Making Labneh (its very simple)
1. First choose what type of yoghurt you would like to use – you can choose what ever variety you like to start with – low-fat or full-fat, cow, goat or sheep’s milk, according to taste or lactose tolerance. Using lower fat yoghurt will yield a lower fat labneh, but you will lose more whey and get less volume of labneh. Its up to you to choose the amount of yoghurt you want to use but remember it makes about a third to half the quantity of the yoghurt you use.
2. You now need to salt it – you use 1/2 teaspoon of salt per 500 g of yoghurt. Mix the salt throughout the yoghurt.

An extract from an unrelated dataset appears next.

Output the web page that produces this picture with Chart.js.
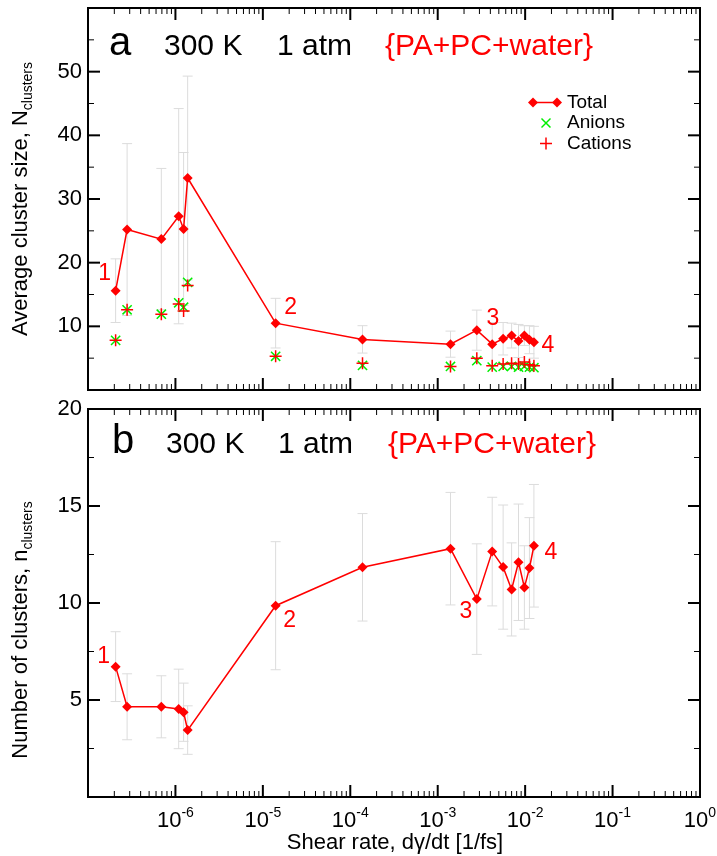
<!DOCTYPE html>
<html>
<head>
<meta charset="utf-8">
<script src="https://cdn.jsdelivr.net/npm/chart.js@4.4.0/dist/chart.umd.min.js"></script>
<style>
  body { margin: 0; background: #fff; }
  #wrap { position: relative; width: 717px; height: 856px; }
  canvas { position: absolute; left: 0; }
</style>
</head>
<body>
<div id="wrap">
  <canvas id="chartA" width="717" height="398" style="top:0px"></canvas>
  <canvas id="chartB" width="717" height="458" style="top:398px"></canvas>
</div>
<script>
// shear rate, 1/fs (same runs in both panels)
const shearRate = [2.07e-7, 2.8e-7, 6.9e-7, 1.09e-6, 1.24e-6, 1.38e-6, 1.4e-5, 1.38e-4,
  1.4e-3, 2.8e-3, 4.2e-3, 5.6e-3, 7.0e-3, 8.4e-3, 9.8e-3, 1.12e-2, 1.26e-2];

// panel a : average cluster size
const sizeTotal    = [15.6, 25.2, 23.7, 27.3, 25.3, 33.3, 10.5, 7.95, 7.2, 9.4, 7.2, 8.05, 8.55, 7.7, 8.55, 7.9, 7.5];
const sizeTotalErr = [5.0, 13.5, 11.1, 16.9, 12.0, 16.0, 3.9, 2.15, 2.05, 3.15, 3.4, 2.55, 1.95, 2.6, 1.55, 2.2, 2.5];
const sizeAnions   = [7.8, 12.6, 11.9, 13.7, 13.0, 16.9, 5.3, 3.85, 3.7, 4.6, 3.6, 3.7, 3.7, 3.6, 3.7, 3.6, 3.5];
const sizeCations  = [7.8, 12.6, 11.9, 13.5, 12.4, 16.4, 5.3, 4.2, 3.7, 5.0, 3.8, 4.1, 4.2, 4.1, 4.4, 3.95, 3.8];

// panel b : number of clusters
const nClusters    = [6.72, 4.65, 4.65, 4.54, 4.37, 3.45, 9.86, 11.84, 12.8, 10.2, 12.65, 11.85, 10.7, 12.1, 10.8, 11.8, 12.95];
const nClustersErr = [1.8, 1.7, 1.6, 2.05, 1.5, 1.25, 3.3, 2.77, 2.9, 2.85, 2.8, 3.2, 2.4, 3.0, 2.15, 2.6, 3.16];

// axis ticks
const xDecades = [-7, -6, -5, -4, -3, -2, -1, 0];
const xTickLabels = [-6, -5, -4, -3, -2, -1, 0];
const yTicksA = [10, 20, 30, 40, 50];
const yTicksB = [5, 10, 15, 20];

// numbered run markers : point index + text
const marksA = [{ i: 0, t: '1', dx: -11, dy: -17 }, { i: 6, t: '2', dx: 15, dy: -15 },
                { i: 9, t: '3', dx: 16, dy: -11 }, { i: 16, t: '4', dx: 14, dy: 3 }];
const marksB = [{ i: 0, t: '1', dx: -12, dy: -10 }, { i: 6, t: '2', dx: 14, dy: 15 },
                { i: 9, t: '3', dx: -11, dy: 13 }, { i: 16, t: '4', dx: 17, dy: 7 }];

const RED = '#ff0000';
const GREEN = '#00ee00';
const FONT = '"Liberation Sans", Arial, Helvetica, sans-serif';

const panels = {
  chartA: {
    errs: sizeTotalErr, yMax: 60, yMajor: 10, yMinor: 5, yTicks: yTicksA, marks: marksA,
    letter: 'a', letterX: 109, textX: [164, 277, 385], textDy: 47,
    yTitle: 'Average cluster size, N', ySub: 'clusters', yTitleC: 199,
    legend: true, xLabels: false
  },
  chartB: {
    errs: nClustersErr, yMax: 20, yMajor: 5, yMinor: 2.5, yTicks: yTicksB, marks: marksB,
    letter: 'b', letterX: 112, textX: [166, 278, 388], textDy: 44,
    yTitle: 'Number of clusters, n', ySub: 'clusters', yTitleC: 232,
    legend: false, xLabels: true
  }
};

function line(ctx, x1, y1, x2, y2) {
  ctx.beginPath();
  ctx.moveTo(x1, y1);
  ctx.lineTo(x2, y2);
  ctx.stroke();
}

function diamond(ctx, x, y, r) {
  ctx.beginPath();
  ctx.moveTo(x, y - r); ctx.lineTo(x + r, y); ctx.lineTo(x, y + r); ctx.lineTo(x - r, y);
  ctx.closePath();
  ctx.fill();
}

const panelPlugin = {
  id: 'panel',
  beforeDatasetsDraw(chart) {
    const p = panels[chart.canvas.id];
    const { ctx, scales: { x, y } } = chart;
    const meta = chart.getDatasetMeta(0);
    ctx.save();
    ctx.strokeStyle = '#dcdcdc';
    ctx.lineWidth = 1;
    meta.data.forEach((pt, i) => {
      const v = chart.data.datasets[0].data[i].y;
      const px = x.getPixelForValue(shearRate[i]);
      const top = y.getPixelForValue(v + p.errs[i]);
      const bot = y.getPixelForValue(v - p.errs[i]);
      line(ctx, px, top, px, bot);
      line(ctx, px - 5, top, px + 5, top);
      line(ctx, px - 5, bot, px + 5, bot);
    });
    ctx.restore();
  },
  afterDraw(chart) {
    const p = panels[chart.canvas.id];
    const { ctx, chartArea: a, scales: { x, y } } = chart;
    ctx.save();

    // frame
    ctx.strokeStyle = '#000';
    ctx.lineWidth = 2;
    ctx.strokeRect(a.left, a.top, a.right - a.left, a.bottom - a.top);

    // x ticks, inward on top and bottom
    xDecades.forEach(d => {
      const px = x.getPixelForValue(Math.pow(10, d));
      ctx.lineWidth = 2;
      line(ctx, px, a.bottom, px, a.bottom - 12);
      line(ctx, px, a.top, px, a.top + 12);
      if (d < 0) {
        ctx.lineWidth = 1;
        for (let k = 2; k <= 9; k++) {
          const mx = x.getPixelForValue(k * Math.pow(10, d));
          line(ctx, mx, a.bottom, mx, a.bottom - 6);
          line(ctx, mx, a.top, mx, a.top + 6);
        }
      }
    });

    // y ticks, inward on left and right
    for (let v = p.yMinor; v < p.yMax; v += p.yMinor) {
      const py = y.getPixelForValue(v);
      const major = Math.abs(v / p.yMajor - Math.round(v / p.yMajor)) < 1e-6;
      const len = major ? 12 : 6;
      ctx.lineWidth = major ? 2 : 1;
      line(ctx, a.left, py, a.left + len, py);
      line(ctx, a.right, py, a.right - len, py);
    }

    // y tick labels
    ctx.fillStyle = '#000';
    ctx.font = '22px ' + FONT;
    ctx.textAlign = 'right';
    ctx.textBaseline = 'middle';
    p.yTicks.forEach(v => ctx.fillText(String(v), a.left - 6, y.getPixelForValue(v)));

    // x tick labels 10^n
    if (p.xLabels) {
      xTickLabels.forEach(d => {
        const px = x.getPixelForValue(Math.pow(10, d));
        ctx.font = '22px ' + FONT;
        const w1 = ctx.measureText('10').width;
        ctx.font = '14px ' + FONT;
        const sup = String(d);
        const w2 = ctx.measureText(sup).width;
        const left = px - (w1 + w2) / 2;
        ctx.textAlign = 'left';
        ctx.textBaseline = 'alphabetic';
        ctx.font = '22px ' + FONT;
        ctx.fillText('10', left, a.bottom + 30);
        ctx.font = '14px ' + FONT;
        ctx.fillText(sup, left + w1, a.bottom + 20);
      });
      ctx.font = '22px ' + FONT;
      ctx.textAlign = 'center';
      ctx.fillText('Shear rate, d\u03b3/dt [1/fs]', 395, a.bottom + 52);
    }

    // y title with subscript
    ctx.save();
    ctx.translate(27, p.yTitleC);
    ctx.rotate(-Math.PI / 2);
    ctx.font = '22px ' + FONT;
    const tw = ctx.measureText(p.yTitle).width;
    ctx.font = '14px ' + FONT;
    const sw = ctx.measureText(p.ySub).width;
    ctx.textAlign = 'left';
    ctx.textBaseline = 'alphabetic';
    ctx.font = '22px ' + FONT;
    ctx.fillText(p.yTitle, -(tw + sw) / 2, 0);
    ctx.font = '14px ' + FONT;
    ctx.fillText(p.ySub, -(tw + sw) / 2 + tw, 5);
    ctx.restore();

    // panel header
    const by = a.top + p.textDy;
    ctx.textAlign = 'left';
    ctx.textBaseline = 'alphabetic';
    ctx.fillStyle = '#000';
    ctx.font = '40px ' + FONT;
    ctx.fillText(p.letter, p.letterX, by);
    ctx.font = '30px ' + FONT;
    ctx.fillText('300 K', p.textX[0], by);
    ctx.fillText('1 atm', p.textX[1], by);
    ctx.fillStyle = RED;
    ctx.fillText('{PA+PC+water}', p.textX[2], by);

    // numbered markers
    ctx.font = '23px ' + FONT;
    ctx.textAlign = 'center';
    ctx.textBaseline = 'middle';
    const ds = chart.data.datasets[0].data;
    p.marks.forEach(m => {
      const px = x.getPixelForValue(ds[m.i].x);
      const py = y.getPixelForValue(ds[m.i].y);
      ctx.fillText(m.t, px + m.dx, py + m.dy);
    });

    // legend
    if (p.legend) {
      ctx.strokeStyle = RED;
      ctx.fillStyle = RED;
      ctx.lineWidth = 1.5;
      line(ctx, 533, 102.5, 557, 102.5);
      diamond(ctx, 533, 102.5, 5);
      diamond(ctx, 557, 102.5, 5);
      ctx.strokeStyle = GREEN;
      line(ctx, 541.5, 118.5, 550.5, 127.5);
      line(ctx, 541.5, 127.5, 550.5, 118.5);
      ctx.strokeStyle = RED;
      line(ctx, 540, 143.5, 552, 143.5);
      line(ctx, 546, 137.5, 546, 149.5);
      ctx.fillStyle = '#000';
      ctx.font = '19px ' + FONT;
      ctx.textAlign = 'left';
      ctx.textBaseline = 'middle';
      ctx.fillText('Total', 567, 102.5);
      ctx.fillText('Anions', 567, 123);
      ctx.fillText('Cations', 567, 143.5);
    }
    ctx.restore();
  }
};

function pts(ys) {
  return shearRate.map((v, i) => ({ x: v, y: ys[i] }));
}

function totalSet(label, ys) {
  return {
    label: label, data: pts(ys), order: 0,
    borderColor: RED, backgroundColor: RED, borderWidth: 1.5,
    pointStyle: 'rectRot', pointRadius: 5, pointBorderWidth: 0, tension: 0
  };
}

function makeChart(id, datasets, yMax, pad) {
  return new Chart(document.getElementById(id), {
    type: 'line',
    data: { datasets: datasets },
    options: {
      responsive: false,
      animation: false,
      devicePixelRatio: 1,
      layout: { padding: pad },
      plugins: { legend: { display: false }, tooltip: { enabled: false } },
      scales: {
        x: { type: 'logarithmic', min: 1e-7, max: 1, display: false },
        y: { type: 'linear', min: 0, max: yMax, display: false }
      }
    },
    plugins: [panelPlugin]
  });
}

makeChart('chartA', [
  totalSet('Total', sizeTotal),
  { label: 'Cations', data: pts(sizeCations), order: 1, showLine: false,
    borderColor: RED, backgroundColor: RED, pointStyle: 'cross', pointRadius: 6, pointBorderWidth: 1.5 },
  { label: 'Anions', data: pts(sizeAnions), order: 2, showLine: false,
    borderColor: GREEN, backgroundColor: GREEN, pointStyle: 'crossRot', pointRadius: 6.5, pointBorderWidth: 1.5 }
], 60, { left: 88, right: 17, top: 5, bottom: 3 });

makeChart('chartB', [
  totalSet('Clusters', nClusters)
], 20, { left: 88, right: 17, top: 11, bottom: 59 });
</script>
</body>
</html>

3. You will need a length of muslim, folded over to 3 or 4 layers. Its important for it to be clean so maybe soak it in boiling water for a few minutes. Some people pour the yoghurt mix into a colander which has been put over a bowl, some people hang it up over a bucket/bowl/sink – its up to you!
Wrap the muslin around the yoghurt and then place a small weight on top to help the whey on its way. The longer it is left the firmer the final labneh, overnight makes a perfect lunchtime sandwich spread consistency. It can be left from 8 hours to 48 hours..again this is space for you to experiment. Remember a recipe is not a static thing but is there for you to make your own.
X (a note) – The liquid that drains off is whey. This can be used in making bread instead of water, it makes bread with more complex flavours, a little sourdough-ish. see –http://www.thefreshloaf.com/node/7921/using-whey-liquid-substitute
4. Now comes the exciting bit – how do you want to customise your labneh. The following pictures are all links to different spins on labneh ….
I hope this gives you some ideas of a really simple recipe that you can do at home and then customise with your own ingredients.